To Chancellor Reyes:
We write to denounce the university’s actions of May 7 and 8, affirm our commitment to freedom of expression and the right to non-violent protest, and demand that the administration drop all legal charges and university sanctions related to the arrests in October and May and remove these charges and sanctions from the records of students, faculty, and staff.
As artists, we recognize the power of creative disruption to the status quo. We train our students to think creatively about the problems we see in our lives and society and encourage them to practice art that challenges people to observe, think, and act in new ways.
Art and artists have also played core roles in important social movements, both in the United States and abroad; art is often charged with no less than the power to change the world. The students engaging in protest over recent weeks were using teach-ins, artmaking, and music, among other creative modalities, to object to the violence and suffering inflicted on the people of Gaza and UMass Amherst’s ongoing involvement with weapons manufacturers and military-industrial interests. These are precisely what we want our students to do—use the power of expression and creativity, rather than violence and terror, to advocate for a more just world.
Above all, UMass should be a place where students, faculty, and staff feel safe: safe to learn, safe to question and explore, safe to disagree with their teachers, peers, and colleagues, and safe to express themselves. A sense of safety requires deep trust in the institution and an understanding that no harm will come from dissenting or oppositional views. By calling in militarized police to disband a non-violent protest by force—resulting in widely documented police brutality, the arrests of over 130 students, faculty, and community members, and the inhumane treatment of those detained for over 12 hours—the administration fundamentally broke that trust. It turned a campus that should feel like home into a treacherous and unstable place.

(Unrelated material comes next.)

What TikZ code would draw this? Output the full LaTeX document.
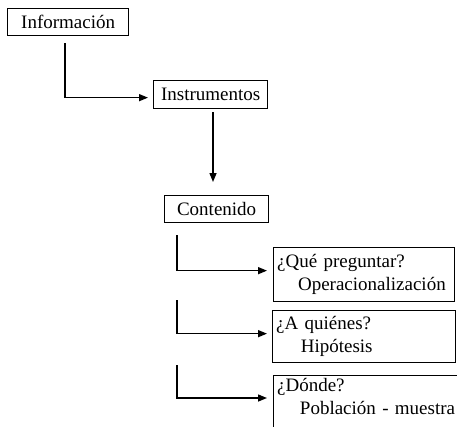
\documentclass[tikz,border=0pt]{standalone}
\usepackage{fontspec}
\setmainfont{Liberation Serif}
\usetikzlibrary{arrows.meta}
\begin{document}
\begin{tikzpicture}[x=1pt,y=-1pt,
  box/.style={draw=black,line width=1.3pt,inner sep=0pt,font=\fontsize{19}{23}\selectfont},
  qbox/.style={draw=black,line width=1.3pt,inner xsep=3.5pt,inner ysep=4pt,anchor=north west,align=left,font=\fontsize{19}{23}\selectfont},
  conn/.style={line width=1.4pt,-{Triangle[length=9pt,width=7pt]}}]
\useasboundingbox (0,0) rectangle (457,426);
\clip (0,0) rectangle (457,426);
\node[box,anchor=north west,minimum width=121pt,minimum height=27pt] (info) at (7,8) {Información};
\node[box,anchor=north west,minimum width=114pt,minimum height=28pt] (instr) at (153,80) {Instrumentos};
\node[box,anchor=north west,minimum width=104pt,minimum height=27pt] (cont) at (164,195) {Contenido};
\node[qbox,minimum width=181pt,minimum height=54pt,text width=174pt] (q1) at (273,247)
  {¿Qué preguntar?\\\hspace*{1.1em}Operacionalización};
\node[qbox,minimum width=183pt,minimum height=52pt,text width=176pt] (q2) at (272,310)
  {¿A quiénes?\\\hspace*{1.3em}Hipótesis};
\node[qbox,minimum width=200pt,text width=193pt,inner ysep=3pt] (q3) at (273,375)
  {¿Dónde?\\\hspace*{1.2em}Población - muestra\rule[-14pt]{0pt}{0pt}};
\coordinate (k0) at (65,43);
\coordinate (k1) at (213,112);
\coordinate (c1) at (177,235);
\coordinate (c2) at (177,300);
\coordinate (c3) at (177,365);
\draw[conn,shorten >=5pt] (k0) |- ([yshift=-3pt]instr.west);
\draw[conn,shorten >=13pt] (k1) -- (k1 |- cont.north);
\draw[conn,shorten >=6pt] (c1) |- ([yshift=4pt]q1.west);
\draw[conn,shorten >=5pt] (c2) |- ([yshift=3pt]q2.west);
\draw[conn,shorten >=6pt] (c3) |- ([yshift=-23pt]q3.north west);
\end{tikzpicture}
\end{document}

These actions have demonstrated a pivotal unwillingness to engage in constructive dialogue, for which you have expressed a desire in your campus-wide communication. History has shown that inviting law enforcement onto university campuses in times of protest does nothing to heal conflict and bring people together—on the contrary, this only deepens divisions and removes us even further from the genuine discussion that leadership ostensibly seeks. Rather than making space for active conversation, the university’s actions have halted it entirely and eroded confidence in its ability to support similar exchanges in the future.
We stand in solidarity with students, staff, and our fellow faculty, and we affirm the right to free expression and dissent as foundational to a thriving and safe university community. If UMass truly wants its students to be revolutionary, it must start living up to its end of the bargain.